Já o candidato do PSOL, Marcelo Freixo, quer fazer uma revisão da licitação dos ônibus, feita pela atual administração em 2010 e alvo de crítica do Tribunal de Contas do Município (TCM), por indícios de formação de cartel.
- Rever a licitação, com uma auditoria, é a primeira medida. Se constatar o problema, vamos refazê-la. A nova licitação tem que garantir que empresas de outras cidades possam participar, não só as mesmas - apontou Freixo.
Rodrigo Maia (DEM) diz que, se eleito, a política que norteará o setor de transportes é a do investimento no metrô e nos trens, no lugar da construção da Transbrasil.
- Uma das principais propostas é não deixar que um sistema de massa já ativo venha competir com um terceiro para os ônibus - diz Maia, sobre o BRT da Transbrasil. - Eles são paralelos, vão competir um com o outro. O que vai acontecer? O ônibus não vai ter capacidade de levar o número necessário de pessoas, e os outros modais de massa vão deixar de investir porque vão perder competitividade e é muito mais interessante que parte desse dinheiro, não todo, esteja investido em trens e metrô nesses ramais da Avenida Brasil.

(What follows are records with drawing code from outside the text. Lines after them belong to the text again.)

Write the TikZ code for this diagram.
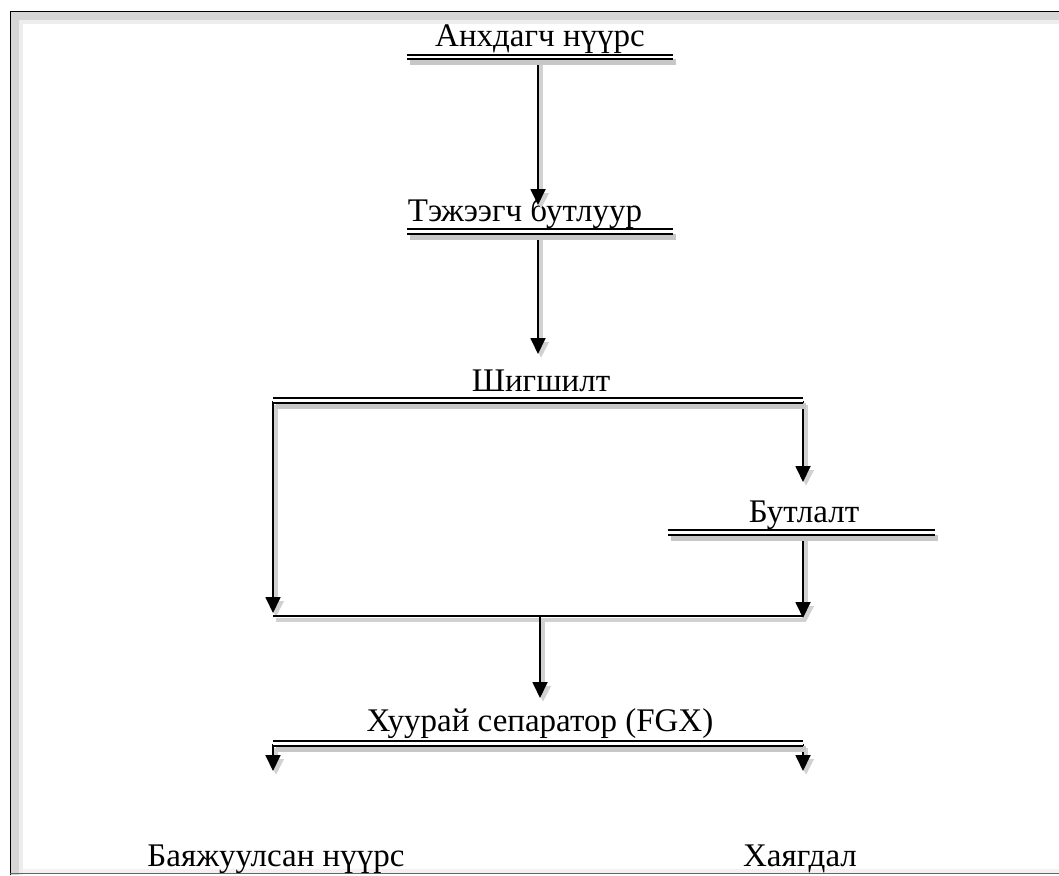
\documentclass[tikz,border=0pt]{standalone}
\usepackage{fontspec}
\setmainfont{Liberation Serif}
\usetikzlibrary{arrows.meta}
\tikzset{
  lbl/.style={font=\fontsize{33}{33}\selectfont, inner sep=0pt, anchor=base},
  shadowline/.style={draw=black!22, line width=6pt, transform canvas={shift={(3pt,-5pt)}}},
  bar/.style={draw=black, double=white, double distance=2.4pt, line width=2.1pt,
    preaction={shadowline}},
  flow/.style={draw=black, line width=1.8pt, -{Triangle[length=16pt,width=15pt]},
    preaction={draw=black!18, line width=4pt, transform canvas={shift={(3pt,-4pt)}}}},
  plain/.style={draw=black, line width=1.8pt,
    preaction={draw=black!18, line width=4pt, transform canvas={shift={(3pt,-4pt)}}}},
}
\begin{document}
\begin{tikzpicture}[x=1pt,y=-1pt]
\useasboundingbox (0,0) rectangle (1059,875);
% frame
\fill[black!16] (10,11) rectangle (1059,20);
\fill[black!16] (10,11) rectangle (19,875);
\fill[black!7] (19,20) rectangle (1059,24);
\fill[black!7] (19,20) rectangle (23,875);
\fill[black!5] (23,869) rectangle (1059,873);
\draw[black, line width=1pt] (10,875) -- (10,11.5) -- (1059,11.5);
\draw[black!60, line width=1.2pt] (10,873.5) -- (1059,873.5);

% labels
\node[lbl] (t1) at (540,47) {Анхдагч нүүрс};
\node[lbl] (t2) at (525,221) {Тэжээгч бутлуур};
\node[lbl] (t3) at (541,391) {Шигшилт};
\node[lbl] (t4) at (804,522) {Бутлалт};
\node[lbl] (t5) at (540,731) {Хуурай сепаратор (FGX)};
\node[lbl] (t6) at (276,866) {Баяжуулсан нүүрс};
\node[lbl] (t7) at (800,866) {Хаягдал};

% bar coordinates
\coordinate (b1l) at (407,57);  \coordinate (b1r) at (673,57);  \coordinate (b1m) at (538,57);
\coordinate (b2l) at (407,231.5); \coordinate (b2r) at (673,231.5); \coordinate (b2m) at (538,231.5);
\coordinate (b3l) at (273,400.5); \coordinate (b3r) at (803,400.5);
\coordinate (b4l) at (668,532.5); \coordinate (b4r) at (935,532.5); \coordinate (b4m) at (803,532.5);
\coordinate (b5l) at (273,743.5); \coordinate (b5r) at (803,743.5);
% arrow targets
\coordinate (a2) at (538,205);
\coordinate (a3) at (538,354);
\coordinate (a4) at (803,482);
\coordinate (jl) at (273,613);
\coordinate (jr) at (803,618);
\coordinate (hl) at (273,616);
\coordinate (hr) at (803,616);
\coordinate (hm) at (540,616);
\coordinate (a5) at (540,698);
\coordinate (a6) at (273,771);
\coordinate (a7) at (803,771);

% connectors
\draw[flow] (b1m) -- (a2);
\draw[flow] (b2m) -- (a3);
\draw[flow] (b3l) -- (jl);
\draw[flow] (b3r) -- (a4);
\draw[flow] (b4m) -- (jr);
\draw[plain] (hl) -- (hr);
\draw[flow] (hm) -- (a5);
\draw[flow] (b5l) -- (a6);
\draw[flow] (b5r) -- (a7);

% bars
\draw[bar] (b1l) -- (b1r);
\draw[bar] (b2l) -- (b2r);
\draw[bar] (b3l) -- (b3r);
\draw[bar] (b4l) -- (b4r);
\draw[bar] (b5l) -- (b5r);
\end{tikzpicture}
\end{document}
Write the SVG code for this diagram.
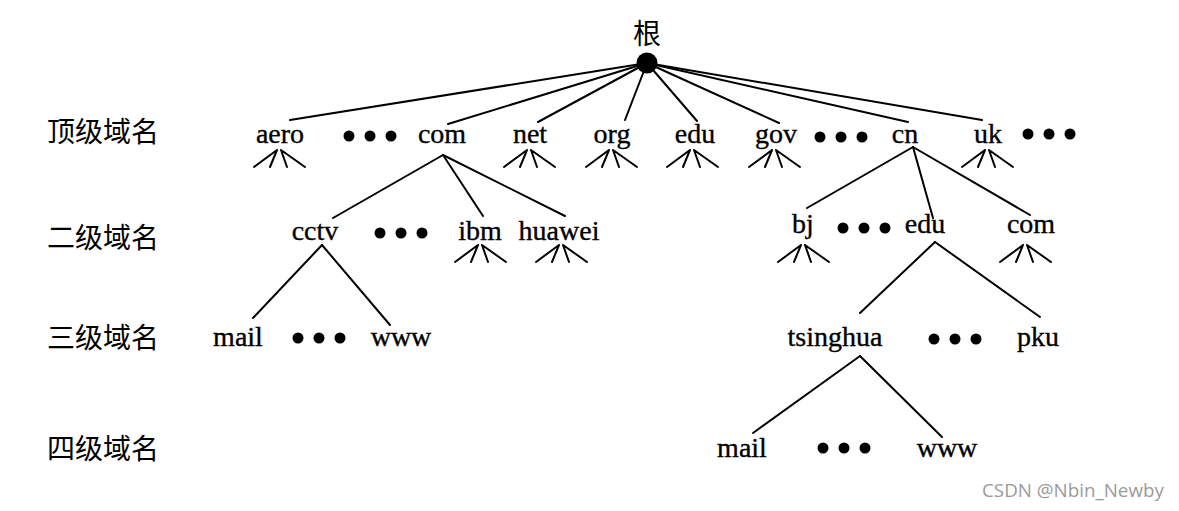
<svg xmlns="http://www.w3.org/2000/svg" xmlns:xlink="http://www.w3.org/1999/xlink" width="1179" height="511" viewBox="0 0 1179 511">
<style>
.lbl{font-family:"Liberation Serif","Times New Roman",serif;font-size:28px;fill:#000;stroke:#000;stroke-width:0.35;text-anchor:middle}
.cjk{font-family:"Noto Sans CJK SC","Noto Sans",sans-serif;font-size:28px;fill:#000}
.ln{stroke:#000;stroke-width:2;fill:none;stroke-linecap:round}
.dot{fill:#000}
.wm{font-family:"Open Sans","Noto Sans",sans-serif;font-size:18.8px;fill:#9a9a9a}
</style>
<defs>
<path id="fan" d="M-3,0 L-26,17 M-3,0 L-10,17 M1,0 L7,17 M1,0 L25,17" stroke="#000" stroke-width="2" fill="none" stroke-linecap="round"/>
<g id="dots3"><circle cx="0" cy="0" r="5.5"/><circle cx="21" cy="0" r="5.5"/><circle cx="42" cy="0" r="5.5"/></g>
</defs>
<rect width="1179" height="511" fill="#fff"/>

<g id="levels">
<text class="cjk" x="47" y="142">顶级域名</text>
<text class="cjk" x="47" y="248">二级域名</text>
<text class="cjk" x="47" y="348">三级域名</text>
<text class="cjk" x="47" y="459">四级域名</text>
</g>

<g id="connectors" class="ln">
<line x1="647" y1="63" x2="290" y2="120"/>
<line x1="647" y1="63" x2="448" y2="124"/>
<line x1="647" y1="63" x2="538" y2="122"/>
<line x1="647" y1="63" x2="625" y2="120"/>
<line x1="647" y1="63" x2="697" y2="121"/>
<line x1="647" y1="63" x2="779" y2="123"/>
<line x1="647" y1="63" x2="908" y2="122"/>
<line x1="647" y1="63" x2="982" y2="120"/>
<line x1="443" y1="155" x2="333" y2="218"/>
<line x1="443" y1="155" x2="483" y2="216"/>
<line x1="443" y1="155" x2="565" y2="216"/>
<line x1="322" y1="245" x2="253" y2="318"/>
<line x1="322" y1="245" x2="390" y2="325"/>
<line x1="913" y1="147" x2="807" y2="208"/>
<line x1="913" y1="147" x2="933" y2="218"/>
<line x1="913" y1="147" x2="1030" y2="215"/>
<line x1="935" y1="242" x2="860" y2="313"/>
<line x1="935" y1="242" x2="1040" y2="317"/>
<line x1="860" y1="356" x2="753" y2="433"/>
<line x1="860" y1="356" x2="942" y2="437"/>
<use xlink:href="#fan" x="280" y="150"/>
<use xlink:href="#fan" x="530" y="150"/>
<use xlink:href="#fan" x="612" y="150"/>
<use xlink:href="#fan" x="693" y="150"/>
<use xlink:href="#fan" x="775" y="150"/>
<use xlink:href="#fan" x="988" y="150"/>
<use xlink:href="#fan" x="481" y="245"/>
<use xlink:href="#fan" x="562" y="245"/>
<use xlink:href="#fan" x="804" y="245"/>
<use xlink:href="#fan" x="1026" y="245"/>
</g>

<g id="root"><text class="cjk" x="647" y="44" text-anchor="middle" font-size="26">根</text><circle cx="647" cy="63" r="10.5"/></g>

<g id="n-aero"><text class="lbl" x="280" y="143">aero</text></g>
<g id="n-dots-top1" class="dot"><use xlink:href="#dots3" x="349" y="136"/></g>
<g id="n-com"><text class="lbl" x="442" y="143">com</text></g>
<g id="n-net"><text class="lbl" x="530" y="143">net</text></g>
<g id="n-org"><text class="lbl" x="612" y="143">org</text></g>
<g id="n-edu"><text class="lbl" x="695" y="143">edu</text></g>
<g id="n-gov"><text class="lbl" x="776" y="143">gov</text></g>
<g id="n-dots-top2" class="dot"><use xlink:href="#dots3" x="820" y="137"/></g>
<g id="n-cn"><text class="lbl" x="905" y="143">cn</text></g>
<g id="n-uk"><text class="lbl" x="988" y="143">uk</text></g>
<g id="n-dots-top3" class="dot"><use xlink:href="#dots3" x="1028" y="134"/></g>

<g id="n-cctv"><text class="lbl" x="315" y="240">cctv</text></g>
<g id="n-dots-com" class="dot"><use xlink:href="#dots3" x="380" y="233"/></g>
<g id="n-ibm"><text class="lbl" x="480" y="240">ibm</text></g>
<g id="n-huawei"><text class="lbl" x="559" y="240">huawei</text></g>

<g id="n-bj"><text class="lbl" x="803" y="233">bj</text></g>
<g id="n-dots-cn" class="dot"><use xlink:href="#dots3" x="843" y="228"/></g>
<g id="n-cn-edu"><text class="lbl" x="925" y="233">edu</text></g>
<g id="n-cn-com"><text class="lbl" x="1031" y="233">com</text></g>

<g id="n-cctv-mail"><text class="lbl" x="238" y="346">mail</text></g>
<g id="n-dots-cctv" class="dot"><use xlink:href="#dots3" x="298" y="338"/></g>
<g id="n-cctv-www"><text class="lbl" x="401" y="346">www</text></g>

<g id="n-tsinghua"><text class="lbl" x="835" y="346">tsinghua</text></g>
<g id="n-dots-edu" class="dot"><use xlink:href="#dots3" x="934" y="339"/></g>
<g id="n-pku"><text class="lbl" x="1038" y="346">pku</text></g>

<g id="n-ts-mail"><text class="lbl" x="742" y="457">mail</text></g>
<g id="n-dots-ts" class="dot"><use xlink:href="#dots3" x="823" y="448"/></g>
<g id="n-ts-www"><text class="lbl" x="947" y="457">www</text></g>

<text class="wm" x="982" y="497">CSDN @Nbin_Newby</text>
</svg>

Em seu primeiro mandato na prefeitura, Cesar Maia fez uma proposta semelhante à do filho e até obteve autorização da Câmara Municipal para o repasse de R$ 60 milhões. O dinheiro, no entanto, nunca chegou ao estado, responsável pela expansão.
O candidato Otavio Leite (PSDB) pretende começar o mandato evitando a polêmica derrubada do Elevado da Perimetral, na Zona Portuária.
- Queremos repactuar o projeto do Porto Maravilha, decretar a permanência do Elevado da Perimetral e fazer um concurso público paisagístico para que ele se incorpore ao projeto.
Na análise dos especialistas, tanto a derrubada quanto a proposta do candidato ainda precisam ser aprofundadas, especialmente por causa do impacto no transporte público.
Eduardo Paes:
Veículo leve sobre trilhos (VLT): Queremos implantar no Centro da cidade o Veículo Leve sobre Trilhos (VLT), integrado ao metrô, aos trens e às barcas.
Paulo cezar ribeiro (coppe): O VLT é um projeto antigo para a cidade, desenvolvido pelo
IPP, que traria benefícios à circulação no Centro da cidade, desde que haja uma reorganização das linhas de ônibus na área de influência desse sistema.
Marcelo Freixo:
Bondinho: Iniciar tratativas com o governo do estado para fazer a municipalização do bondinho de Santa Teresa, revitalizando e conservando os antigos bondes, recuperando-os como patrimônio histórico e cultural.
José Eugênio Leal (PUC): Creio que o bondinho de Santa Teresa deve fazer parte de um sistema de Veículo Leve sobre Trilhos (VLT) já proposto para o Centro da cidade.
Rodrigo Maia:
Transporte alternativo: Garantir a integração do transporte alternativo (vans) na cidade aos demais sistemas de transporte urbano existentes no Rio.
Jaques Sherique, diretor do crea-rj: O transporte alternativo deve ser muito bem regulamentado e controlado para poder permitir que tal integração funcione no Rio.
Otavio Leite:
VLT na Barra: Sugerir ao estado que a Linha 4 do metrô vá do Jardim Oceânico até o Trevo das Américas com a Ayrton Senna. Em caso contrário, implantar um VLT no canteiro central da Avenida das Américas, na Barra.
Jaques Sherique, diretor do CREA-RJ: Importante e necessário. Assim, teríamos a integração desses dois tipos de transporte de massa que estão separados por poucos quilômetros atualmente.